→ TASK TO CARRY OUT
Return the material word for word. Do not include pictures.

→ INFORMATION PROVIDED
━━━━━━━━━━━━━━━━

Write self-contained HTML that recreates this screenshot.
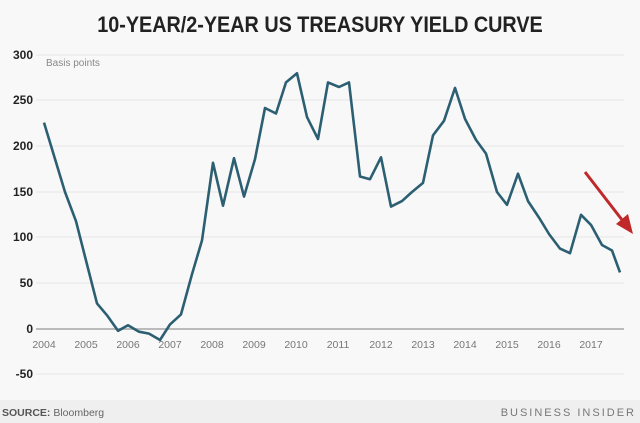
<!DOCTYPE html>
<html><head><style>
body{margin:0;background:#fff;}
svg{display:block;font-family:"Liberation Sans",sans-serif;}
</style></head><body>
<svg width="640" height="423" viewBox="0 0 640 423">
<rect width="640" height="423" fill="#f8f8f8"/>
<rect y="400" width="640" height="23" fill="#efefef"/>
<text x="320" y="32" text-anchor="middle" font-size="22" font-weight="bold" fill="#222" transform="translate(320 0) scale(0.9 1) translate(-320 0)">10-YEAR/2-YEAR US TREASURY YIELD CURVE</text>
<g stroke="#e6e6e6" stroke-width="1">
<line x1="36" x2="624" y1="55" y2="55"/><line x1="36" x2="624" y1="100" y2="100"/>
<line x1="36" x2="624" y1="146" y2="146"/><line x1="36" x2="624" y1="192" y2="192"/>
<line x1="36" x2="624" y1="237" y2="237"/><line x1="36" x2="624" y1="283" y2="283"/>
<line x1="36" x2="624" y1="374" y2="374"/>
</g>
<line x1="36" x2="624" y1="329" y2="329" stroke="#bbb" stroke-width="2"/>
<g font-size="12" font-weight="bold" fill="#222" text-anchor="end">
<text x="33" y="59">300</text><text x="33" y="104">250</text><text x="33" y="150">200</text>
<text x="33" y="196">150</text><text x="33" y="241">100</text><text x="33" y="287">50</text>
<text x="33" y="333">0</text><text x="33" y="378">-50</text>
</g>
<text x="46" y="66" font-size="10" fill="#888">Basis points</text>
<g font-size="10.5" fill="#777" text-anchor="middle">
<text x="44" y="348">2004</text><text x="86" y="348">2005</text><text x="128" y="348">2006</text><text x="170" y="348">2007</text><text x="212" y="348">2008</text><text x="254" y="348">2009</text><text x="296" y="348">2010</text><text x="338" y="348">2011</text><text x="381" y="348">2012</text><text x="423" y="348">2013</text><text x="465" y="348">2014</text><text x="507" y="348">2015</text><text x="549" y="348">2016</text><text x="591" y="348">2017</text>
</g>
<polyline fill="none" stroke="#2d5f73" stroke-width="2.6" stroke-linejoin="round" points="44,122.6 65,192 76,221.2 86,260.5 97,303.4 107,315.3 118,330.8 128,325.3 139,331.7 149,333.6 160,340 170,324.4 181,314.4 192,274.2 202,240.4 213,162.8 223,205.7 234,158.2 244,196.6 255,159.1 265,108 276,113.5 286,82.4 297,73.3 307,117.1 318,139 328,82.4 339,87 349,82.4 360,176.5 370,179.2 381,157.3 391,206.6 402,201.1 412,192 423,182.9 433,135.4 444,120.8 455,87.9 465,118.9 476,139.9 486,153.6 497,192 507,204.8 518,173.7 528,201.1 539,217.6 549,234 560,248.6 570,253.2 581,214.8 591,224.9 602,245 612,250.5 620,272.4"/>
<line x1="585" y1="172" x2="626" y2="225" stroke="#c0282a" stroke-width="3"/>
<polygon points="633,234 616,224 628,214" fill="#c0282a"/>
<text x="2" y="416" font-size="10.5" fill="#666"><tspan font-weight="bold" fill="#555">SOURCE:</tspan> Bloomberg</text>
<text x="636" y="416" font-size="11" fill="#777" text-anchor="end" letter-spacing="2">BUSINESS INSIDER</text>
</svg>
</body></html>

━━━━━━━━━━━━━━━━

→ COMPLETED EXERCISE
Write self-contained HTML that recreates this screenshot.
<!DOCTYPE html>
<html><head><style>
body{margin:0;background:#fff;}
svg{display:block;font-family:"Liberation Sans",sans-serif;}
</style></head><body>
<svg width="640" height="423" viewBox="0 0 640 423">
<rect width="640" height="423" fill="#f8f8f8"/>
<rect y="400" width="640" height="23" fill="#efefef"/>
<text x="320" y="32" text-anchor="middle" font-size="22" font-weight="bold" fill="#222" transform="translate(320 0) scale(0.9 1) translate(-320 0)">10-YEAR/2-YEAR US TREASURY YIELD CURVE</text>
<g stroke="#e6e6e6" stroke-width="1">
<line x1="36" x2="624" y1="55" y2="55"/><line x1="36" x2="624" y1="100" y2="100"/>
<line x1="36" x2="624" y1="146" y2="146"/><line x1="36" x2="624" y1="192" y2="192"/>
<line x1="36" x2="624" y1="237" y2="237"/><line x1="36" x2="624" y1="283" y2="283"/>
<line x1="36" x2="624" y1="374" y2="374"/>
</g>
<line x1="36" x2="624" y1="329" y2="329" stroke="#bbb" stroke-width="2"/>
<g font-size="12" font-weight="bold" fill="#222" text-anchor="end">
<text x="33" y="59">300</text><text x="33" y="104">250</text><text x="33" y="150">200</text>
<text x="33" y="196">150</text><text x="33" y="241">100</text><text x="33" y="287">50</text>
<text x="33" y="333">0</text><text x="33" y="378">-50</text>
</g>
<text x="46" y="66" font-size="10" fill="#888">Basis points</text>
<g font-size="10.5" fill="#777" text-anchor="middle">
<text x="44" y="348">2004</text><text x="86" y="348">2005</text><text x="128" y="348">2006</text><text x="170" y="348">2007</text><text x="212" y="348">2008</text><text x="254" y="348">2009</text><text x="296" y="348">2010</text><text x="338" y="348">2011</text><text x="381" y="348">2012</text><text x="423" y="348">2013</text><text x="465" y="348">2014</text><text x="507" y="348">2015</text><text x="549" y="348">2016</text><text x="591" y="348">2017</text>
</g>
<polyline fill="none" stroke="#2d5f73" stroke-width="2.6" stroke-linejoin="round" points="44,122.6 65,192 76,221.2 86,260.5 97,303.4 107,315.3 118,330.8 128,325.3 139,331.7 149,333.6 160,340 170,324.4 181,314.4 192,274.2 202,240.4 213,162.8 223,205.7 234,158.2 244,196.6 255,159.1 265,108 276,113.5 286,82.4 297,73.3 307,117.1 318,139 328,82.4 339,87 349,82.4 360,176.5 370,179.2 381,157.3 391,206.6 402,201.1 412,192 423,182.9 433,135.4 444,120.8 455,87.9 465,118.9 476,139.9 486,153.6 497,192 507,204.8 518,173.7 528,201.1 539,217.6 549,234 560,248.6 570,253.2 581,214.8 591,224.9 602,245 612,250.5 620,272.4"/>
<line x1="585" y1="172" x2="626" y2="225" stroke="#c0282a" stroke-width="3"/>
<polygon points="633,234 616,224 628,214" fill="#c0282a"/>
<text x="2" y="416" font-size="10.5" fill="#666"><tspan font-weight="bold" fill="#555">SOURCE:</tspan> Bloomberg</text>
<text x="636" y="416" font-size="11" fill="#777" text-anchor="end" letter-spacing="2">BUSINESS INSIDER</text>
</svg>
</body></html>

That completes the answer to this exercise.